Peintre, graveur, sculpteur, Antonio Seguí est né à Córdoba (Argentine) le 11 janvier 1934 ; il est mort à Buenos Aires le 26 février 2022, à 88 ans. En 1951, il étudie à l’Académie royale des beaux-arts de Madrid ; en 1953, il fait un premier séjour à Paris et revient en Argentine en 1955. Pendant les années de la dictature argentine (1976-1983), privé de passeport, il vit en France. En 1963, il trouve un atelier à Arcueil (Val-de-Marne) ; généreux, il y accueille à certains moments Vladimir Veličković, Titus-Carmel, ou des artistes argentins. Plus tard, Seguí va rassembler dans ses caves voûtées de merveilleuses sculptures africaines, péruviennes, précolombiennes.
Depuis 1979, j’ai publié des commentaires sur les œuvres de Seguí, des fictions brèves, des légendes ébauchées, dans La Quinzaine Littéraire, dans la revue Contretemps ; et aussi des récits sur ses lithographies originales.

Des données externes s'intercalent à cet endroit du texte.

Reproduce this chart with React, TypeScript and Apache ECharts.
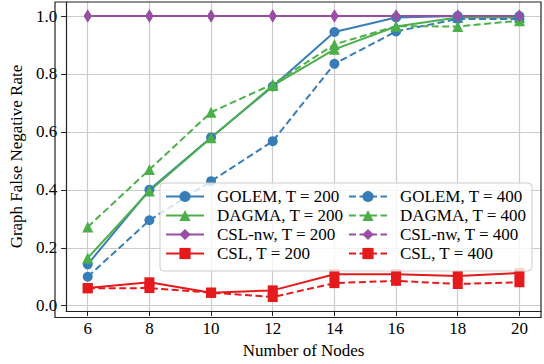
import React, { useEffect, useRef } from "react";
import * as echarts from "echarts";

const nodes = [6, 8, 10, 12, 14, 16, 18, 20];
const golem200 = [0.143, 0.4, 0.581, 0.757, 0.945, 0.995, 1.0, 1.0];
const golem400 = [0.1, 0.295, 0.43, 0.568, 0.835, 0.947, 0.99, 0.99];
const dagma200 = [0.165, 0.396, 0.58, 0.76, 0.885, 0.964, 0.995, 0.995];
const dagma400 = [0.272, 0.47, 0.668, 0.765, 0.902, 0.965, 0.964, 0.984];
const cslnw200 = [1, 1, 1, 1, 1, 1, 1, 1];
const cslnw400 = [1, 1, 1, 1, 1, 1, 1, 1];
const csl200 = [0.061, 0.081, 0.045, 0.053, 0.109, 0.109, 0.103, 0.113];
const csl400 = [0.06, 0.061, 0.045, 0.03, 0.078, 0.086, 0.075, 0.081];
const xTicks = [6, 8, 10, 12, 14, 16, 18, 20];
const yTicks = [0, 0.2, 0.4, 0.6, 0.8, 1.0];

const BLUE = "#377eb8";
const GREEN = "#4daf4a";
const PURPLE = "#984ea3";
const RED = "#e41a1c";
const FONT = "'Liberation Serif', 'Times New Roman', serif";

function mk(name: string, vals: number[], color: string, symbol: string, size: any, dashed: boolean) {
  return {
    name,
    type: "line",
    data: nodes.map((n, i) => [n, vals[i]]),
    symbol,
    symbolSize: size,
    showAllSymbol: true,
    color,
    itemStyle: { color, borderWidth: 0 },
    lineStyle: { color, width: 2, type: dashed ? [7, 3.5] : "solid" },
    emphasis: { disabled: true },
  };
}

export default function App() {
  const ref = useRef<HTMLDivElement>(null);
  useEffect(() => {
    const chart = echarts.init(ref.current!, undefined, { renderer: "svg" });
    const series = [
      mk("GOLEM, T = 200", golem200, BLUE, "circle", 10, false),
      mk("DAGMA, T = 200", dagma200, GREEN, "triangle", 11, false),
      mk("CSL-nw, T = 200", cslnw200, PURPLE, "diamond", [8, 13], false),
      mk("CSL, T = 200", csl200, RED, "rect", 10, false),
      mk("GOLEM, T = 400", golem400, BLUE, "circle", 10, true),
      mk("DAGMA, T = 400", dagma400, GREEN, "triangle", 11, true),
      mk("CSL-nw, T = 400", cslnw400, PURPLE, "diamond", [8, 13], true),
      mk("CSL, T = 400", csl400, RED, "rect", 10, true),
    ];
    const legendCommon = {
      orient: "vertical",
      padding: 0,
      itemWidth: 38,
      itemHeight: 14,
      itemGap: 2,
      z: 10,
      textStyle: { fontFamily: FONT, fontSize: 17, color: "#000", lineHeight: 17, padding: [0, 0, 0, 8] },
      selectedMode: false,
    };
    const axisText = { fontFamily: FONT, fontSize: 17, color: "#000" };
    chart.setOption({
      animation: false,
      textStyle: { fontFamily: FONT },
      grid: { left: 55, right: 3, top: 2, bottom: 46.5, containLabel: false },
      xAxis: {
        type: "value",
        min: 5.3,
        max: 20.7,
        name: "Number of Nodes",
        nameLocation: "middle",
        nameGap: 29,
        nameTextStyle: { fontFamily: FONT, fontSize: 17, color: "#000" },
        axisLine: { show: true, onZero: false, lineStyle: { color: "#222", width: 1.2 } },
        axisTick: { show: true, length: 5, customValues: xTicks, lineStyle: { color: "#222" } },
        axisLabel: { ...axisText, customValues: xTicks, margin: 9, formatter: (v: number) => String(v) },
        splitLine: { show: true, lineStyle: { color: "#cccccc", width: 1.2 } },
      },
      yAxis: {
        type: "value",
        min: -0.0185,
        max: 1.0485,
        name: "Graph False Negative Rate",
        nameLocation: "middle",
        nameGap: 40,
        nameTextStyle: { fontFamily: FONT, fontSize: 17, color: "#000" },
        axisLine: { show: true, onZero: false, lineStyle: { color: "#222", width: 1.2 } },
        axisTick: { show: true, length: 5, customValues: yTicks, lineStyle: { color: "#222" } },
        axisLabel: { ...axisText, customValues: yTicks, margin: 9, formatter: (v: number) => v.toFixed(1) },
        splitLine: { show: true, lineStyle: { color: "#cccccc", width: 1.2 } },
      },
      legend: [
        { ...legendCommon, left: 165, top: 188, data: series.slice(0, 4).map((s) => s.name) },
        { ...legendCommon, left: 348, top: 188, data: series.slice(4).map((s) => s.name) },
      ],
      graphic: [
        {
          type: "rect",
          z: 9,
          shape: { x: 160, y: 183, width: 372, height: 88, r: 4 },
          style: { fill: "rgba(255,255,255,0.8)", stroke: "#cccccc", lineWidth: 1 },
        },
        {
          type: "rect",
          z: 20,
          silent: true,
          shape: { x: 55, y: 2, width: 486, height: 315.5 },
          style: { fill: "none", stroke: "#222", lineWidth: 1.2 },
        },
      ],
      series,
    });
    return () => chart.dispose();
  }, []);
  return <div ref={ref} style={{ width: 544, height: 364, position: "absolute", left: 0, top: 0 }} />;
}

Sans cesse, Antonio Seguí rêve pour dessiner et il dessine pour rêver ; il s’amuse. Il est un prince et un dandy ; il est énergique, élégant, précis, méthodique, fraternel. En permanence, il invente les rythmes et les mœurs des Cités Chimériques, des divinités imaginaires, des mythes incertains, des rites énigmatiques, des us et des coutumes.
Les piétons, les loubards, les coureurs, les séductrices, quelques acrobates, sursautent, frissonnent. Ils twistent ; ils se contorsionnent : ils se trémoussent ; ils gigotent. Leurs bras servent de sémaphores. Joyeux ou grincheux, ils gesticulent. Circulent dans les jardins les voyous voyeurs, les frôleurs de fesses, les danseurs de tango qui seraient des fauves. Le sang monte au visage à chaque cadence. Il n’y a nulle pause, nulle fatigue, mais une intense vitalité. Un gigolo aux chaussures bicolores guinche sur une minuscule table, sans casser ni verres ni tasses.
Dans les bagarres, les gouapes ferraillent, vivent à temps et à contretemps, à nuit et à contre-nuit. Ils mentent, simulent, se déguisent. Ils transmettent fausse monnaie, fausses signatures, contrefaçons hétéroclites, falsifications. Ils se démènent entre chiens et loups, entre loups et fous, entre les liens et le rien. Ils usent de faux-fuyants. Les douceurs feintes sont suivies de brutalités fulgurantes. Apparaissent, dans certains quartiers, des Disciples de Judas, des Traîtres Suaves, des Contrebandiers des Âmes. Quelques-uns jouent au « truco » où il faut d’abord beaucoup mentir, tromper énormément.
Dans les Cités Chimériques, les fumées des cigares et celles des cheminées d’immeubles transmettent des messages sournois et s’adressent on ne sait à qui. Se croisent les gens généralement de mauvaise humeur (Gente generalmente de mal carácter) et les gens de contact facile (Gente de contacto fácil). Parfois les chemins sont inefficaces (Caminos inútiles). Chacun croit en soi-même (Créer en sé mismo).
Seguí explique : « Mon travail, c’est principalement la mémoire de mon enfance. Et je ne me souviens pas d’avoir vu mon père ou mon grand-père sans chapeau. » Sur les lits, les hommes dorment avec leur chapeau ; à la messe, ils portent leur chapeau et le posent sur leurs genoux ; dans la tombe, ils sont enterrés avec leur chapeau. Le fameux panama n’a jamais été fabriqué à Panama mais à Cuenca. Mais Seguí préférait les borsalinos italiens ; il disait : « c’est l’enfant que j’ai été ».
Se multiplient Señor Gustavo, Señor Ramón, Señor Jorge, Señor Roberto, Señora Alma, Señora Alma, Señora Irma, Señora Alexandra… Les villes excitées suivraient le roulis, le tangage, le branle infini. Les rencontres seraient inattendues, souvent tendres, parfois exquises. Ou bien tu écoutes la plainte d’un bandonéon. Sous la lune, tu lis les récits de l’Argentin Jorge Luis Borges (1899-1986). Et tu fredonnes une milonga.